Copy from the first line below down to and including the line with "const yTicks = [-75, -50, -25, 0, 25, 50, 75];". Skip the pictures.
###
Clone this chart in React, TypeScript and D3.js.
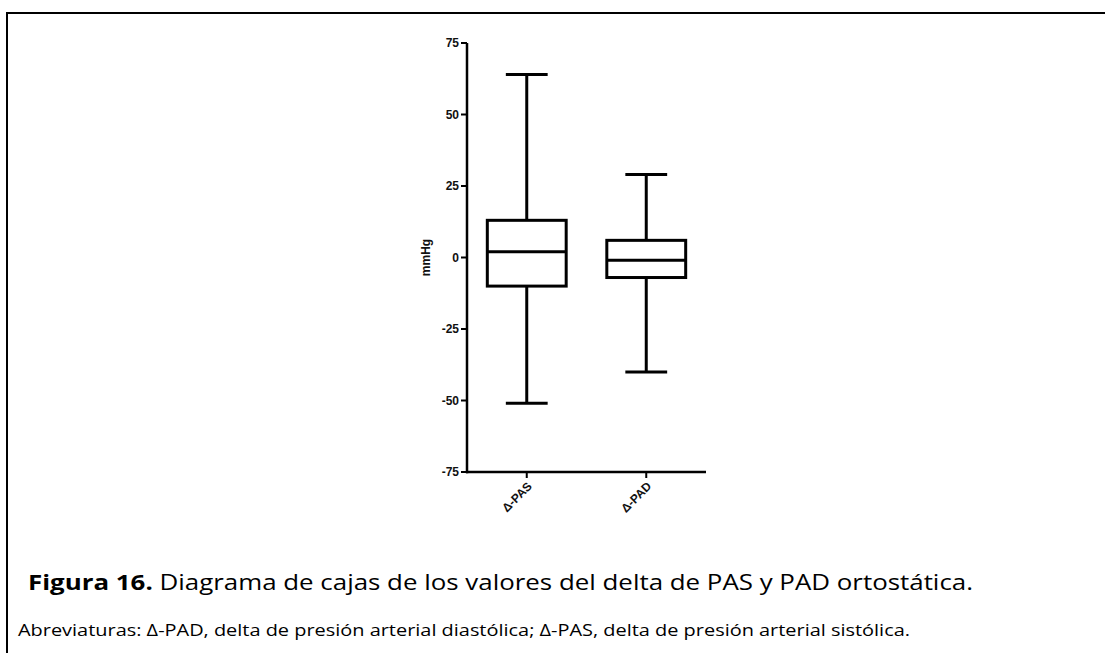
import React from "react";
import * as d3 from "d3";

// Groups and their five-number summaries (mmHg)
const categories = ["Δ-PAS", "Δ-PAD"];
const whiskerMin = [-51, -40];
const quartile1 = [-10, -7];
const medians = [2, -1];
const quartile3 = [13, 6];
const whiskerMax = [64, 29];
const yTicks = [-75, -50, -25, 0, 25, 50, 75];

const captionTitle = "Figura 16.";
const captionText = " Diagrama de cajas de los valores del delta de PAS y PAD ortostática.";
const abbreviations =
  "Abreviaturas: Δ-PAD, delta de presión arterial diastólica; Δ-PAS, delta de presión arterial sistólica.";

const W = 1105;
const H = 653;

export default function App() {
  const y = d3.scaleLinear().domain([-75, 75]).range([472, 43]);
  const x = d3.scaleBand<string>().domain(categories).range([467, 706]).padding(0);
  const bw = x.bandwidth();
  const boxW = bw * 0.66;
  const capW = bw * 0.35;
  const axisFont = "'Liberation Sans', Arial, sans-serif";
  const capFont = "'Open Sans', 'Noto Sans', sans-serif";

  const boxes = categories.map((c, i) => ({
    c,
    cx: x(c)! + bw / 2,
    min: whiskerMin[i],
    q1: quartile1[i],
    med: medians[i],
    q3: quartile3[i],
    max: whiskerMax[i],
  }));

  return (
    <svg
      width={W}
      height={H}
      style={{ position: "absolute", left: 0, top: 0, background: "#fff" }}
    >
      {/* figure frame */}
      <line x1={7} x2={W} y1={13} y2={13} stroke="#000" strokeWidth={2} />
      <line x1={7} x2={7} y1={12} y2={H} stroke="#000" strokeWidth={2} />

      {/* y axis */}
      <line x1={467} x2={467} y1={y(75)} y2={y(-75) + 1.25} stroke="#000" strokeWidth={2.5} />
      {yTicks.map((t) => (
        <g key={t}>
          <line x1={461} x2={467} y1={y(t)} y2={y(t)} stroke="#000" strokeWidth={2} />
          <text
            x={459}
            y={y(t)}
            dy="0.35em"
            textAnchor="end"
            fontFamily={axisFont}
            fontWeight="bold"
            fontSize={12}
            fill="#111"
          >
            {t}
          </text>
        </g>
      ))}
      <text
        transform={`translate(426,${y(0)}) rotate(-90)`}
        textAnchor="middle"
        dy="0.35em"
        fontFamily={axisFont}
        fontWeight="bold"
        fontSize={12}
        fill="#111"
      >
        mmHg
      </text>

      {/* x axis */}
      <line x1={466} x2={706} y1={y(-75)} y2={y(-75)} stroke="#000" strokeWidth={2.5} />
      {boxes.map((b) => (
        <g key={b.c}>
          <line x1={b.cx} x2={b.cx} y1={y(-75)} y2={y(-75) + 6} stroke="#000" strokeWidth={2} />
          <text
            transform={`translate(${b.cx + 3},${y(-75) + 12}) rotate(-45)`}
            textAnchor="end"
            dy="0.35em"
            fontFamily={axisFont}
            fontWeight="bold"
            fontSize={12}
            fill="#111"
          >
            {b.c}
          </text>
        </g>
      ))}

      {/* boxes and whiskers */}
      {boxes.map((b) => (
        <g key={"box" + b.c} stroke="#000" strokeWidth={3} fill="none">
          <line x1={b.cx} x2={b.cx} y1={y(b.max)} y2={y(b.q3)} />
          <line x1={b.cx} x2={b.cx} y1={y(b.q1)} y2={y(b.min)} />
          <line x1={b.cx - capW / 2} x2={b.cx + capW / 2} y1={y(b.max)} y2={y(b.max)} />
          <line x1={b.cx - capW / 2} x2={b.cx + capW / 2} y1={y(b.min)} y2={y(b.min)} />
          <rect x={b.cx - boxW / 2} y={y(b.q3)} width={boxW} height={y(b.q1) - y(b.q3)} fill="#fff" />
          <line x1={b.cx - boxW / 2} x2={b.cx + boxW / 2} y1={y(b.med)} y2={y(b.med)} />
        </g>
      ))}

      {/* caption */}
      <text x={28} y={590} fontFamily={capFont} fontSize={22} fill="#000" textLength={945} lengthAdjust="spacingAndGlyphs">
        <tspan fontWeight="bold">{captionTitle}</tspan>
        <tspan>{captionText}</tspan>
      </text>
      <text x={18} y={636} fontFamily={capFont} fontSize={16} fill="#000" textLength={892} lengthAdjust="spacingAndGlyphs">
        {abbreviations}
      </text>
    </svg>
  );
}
###
* **Written solution**:
Clone this chart in React, TypeScript and D3.js.
import React from "react";
import * as d3 from "d3";

// Groups and their five-number summaries (mmHg)
const categories = ["Δ-PAS", "Δ-PAD"];
const whiskerMin = [-51, -40];
const quartile1 = [-10, -7];
const medians = [2, -1];
const quartile3 = [13, 6];
const whiskerMax = [64, 29];
const yTicks = [-75, -50, -25, 0, 25, 50, 75];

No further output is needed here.